Emilio me sirve una tapa de boquerones que parecen vivos, no por lo frescos, sino porque se me escapan cada vez que quiero pincharlos con el palillo.
Mientras me afano en la pesca del pinchito, escucho en la tele que en España hay más de tres millones de trabajadores que cobran menos de mil euros al mes. ¡Y eso que ya hemos salido de la crisis!
Trato de hacer un cálculo mental sumando a esa cifra a los que bien del subsidio del paro y a los que malviven sin subsidio siquiera. Me mareo con el resultado y no termino la operación. El vértigo de ver cuánta gente lo está pasando mal, realmente mal, me provoca arcadas.
Emilio rellena mi vaso de vino, pero no me dice nada. Me ve meditabundo, cabizbajo, preocupado. En la tele, el Presidente del Gobierno protagoniza un acto de homenaje a los símbolos patrios. Le veo rendir pleitesía a la bandera y pienso que con el estómago lleno es más fácil sentir afecto por los trapos de colores que con el estómago vacío.

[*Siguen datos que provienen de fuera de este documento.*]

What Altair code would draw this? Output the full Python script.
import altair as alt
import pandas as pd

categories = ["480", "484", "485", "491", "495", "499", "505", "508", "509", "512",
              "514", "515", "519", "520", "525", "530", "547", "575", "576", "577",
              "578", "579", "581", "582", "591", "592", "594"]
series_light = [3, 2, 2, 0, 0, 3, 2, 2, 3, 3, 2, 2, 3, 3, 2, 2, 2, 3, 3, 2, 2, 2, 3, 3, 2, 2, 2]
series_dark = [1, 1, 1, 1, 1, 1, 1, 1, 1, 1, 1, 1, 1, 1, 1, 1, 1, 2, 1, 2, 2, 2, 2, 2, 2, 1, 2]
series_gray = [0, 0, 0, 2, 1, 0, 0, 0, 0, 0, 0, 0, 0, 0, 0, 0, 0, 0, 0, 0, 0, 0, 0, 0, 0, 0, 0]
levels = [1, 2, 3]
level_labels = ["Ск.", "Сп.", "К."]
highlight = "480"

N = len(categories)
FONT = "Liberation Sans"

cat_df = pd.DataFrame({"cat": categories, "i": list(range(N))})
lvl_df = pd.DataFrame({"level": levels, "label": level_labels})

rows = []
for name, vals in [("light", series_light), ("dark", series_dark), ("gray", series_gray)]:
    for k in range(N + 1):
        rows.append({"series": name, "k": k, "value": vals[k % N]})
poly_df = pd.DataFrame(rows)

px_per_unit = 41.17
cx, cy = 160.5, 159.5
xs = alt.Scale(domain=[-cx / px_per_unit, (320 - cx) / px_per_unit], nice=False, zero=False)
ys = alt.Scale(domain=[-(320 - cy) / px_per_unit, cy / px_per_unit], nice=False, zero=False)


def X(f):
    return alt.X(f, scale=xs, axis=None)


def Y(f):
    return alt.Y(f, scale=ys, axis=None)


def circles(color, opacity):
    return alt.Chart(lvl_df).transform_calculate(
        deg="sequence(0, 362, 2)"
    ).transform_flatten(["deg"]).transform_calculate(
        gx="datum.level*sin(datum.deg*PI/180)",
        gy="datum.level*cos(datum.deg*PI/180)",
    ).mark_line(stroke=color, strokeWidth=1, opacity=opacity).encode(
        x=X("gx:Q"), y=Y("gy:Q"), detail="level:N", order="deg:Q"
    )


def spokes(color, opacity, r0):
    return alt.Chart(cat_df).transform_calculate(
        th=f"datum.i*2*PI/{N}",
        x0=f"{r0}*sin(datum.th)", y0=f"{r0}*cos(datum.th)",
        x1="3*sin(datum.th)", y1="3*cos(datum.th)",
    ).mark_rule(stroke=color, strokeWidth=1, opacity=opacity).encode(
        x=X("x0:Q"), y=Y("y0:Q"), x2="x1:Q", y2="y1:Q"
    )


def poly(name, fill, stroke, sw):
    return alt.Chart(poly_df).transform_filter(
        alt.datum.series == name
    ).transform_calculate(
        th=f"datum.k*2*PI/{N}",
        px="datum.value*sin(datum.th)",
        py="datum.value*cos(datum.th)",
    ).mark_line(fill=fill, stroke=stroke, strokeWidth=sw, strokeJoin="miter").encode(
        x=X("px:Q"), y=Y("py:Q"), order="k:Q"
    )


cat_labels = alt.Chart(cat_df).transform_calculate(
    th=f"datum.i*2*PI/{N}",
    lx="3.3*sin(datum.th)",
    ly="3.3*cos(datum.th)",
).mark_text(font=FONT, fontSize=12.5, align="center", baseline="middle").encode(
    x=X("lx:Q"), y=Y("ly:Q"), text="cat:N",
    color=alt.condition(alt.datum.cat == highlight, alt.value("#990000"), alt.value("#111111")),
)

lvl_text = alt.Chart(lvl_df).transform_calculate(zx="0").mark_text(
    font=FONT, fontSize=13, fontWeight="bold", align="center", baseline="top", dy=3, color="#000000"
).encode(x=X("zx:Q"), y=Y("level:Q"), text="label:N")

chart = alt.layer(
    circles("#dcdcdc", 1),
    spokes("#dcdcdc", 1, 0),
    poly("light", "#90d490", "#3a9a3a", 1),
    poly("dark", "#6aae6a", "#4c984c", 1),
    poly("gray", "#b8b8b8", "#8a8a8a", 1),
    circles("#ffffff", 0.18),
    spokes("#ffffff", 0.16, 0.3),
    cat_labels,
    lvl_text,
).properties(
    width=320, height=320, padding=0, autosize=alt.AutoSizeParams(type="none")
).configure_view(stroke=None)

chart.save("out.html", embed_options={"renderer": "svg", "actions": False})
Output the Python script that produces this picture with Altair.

Luego nos sorprendemos del creciente desapego de los españoles a los símbolos.
Me acuerdo de la porrada de dinero que costaron algunas de las banderas que colocaron los ayuntamientos en rotondas y plazas, para enardecer de españolismo los corazones de los ciudadanos. ¡Otro gallo, pienso, nos habría cantado si hubiesen mimado los estómagos de las gentes como si fuesen corazones rojigualdas!
Me ayudo con una lámina de ajo para hacerme con el último boquerón. La tapa estaba buena, muy buena. Lástima que los pensamientos no la acompañaran.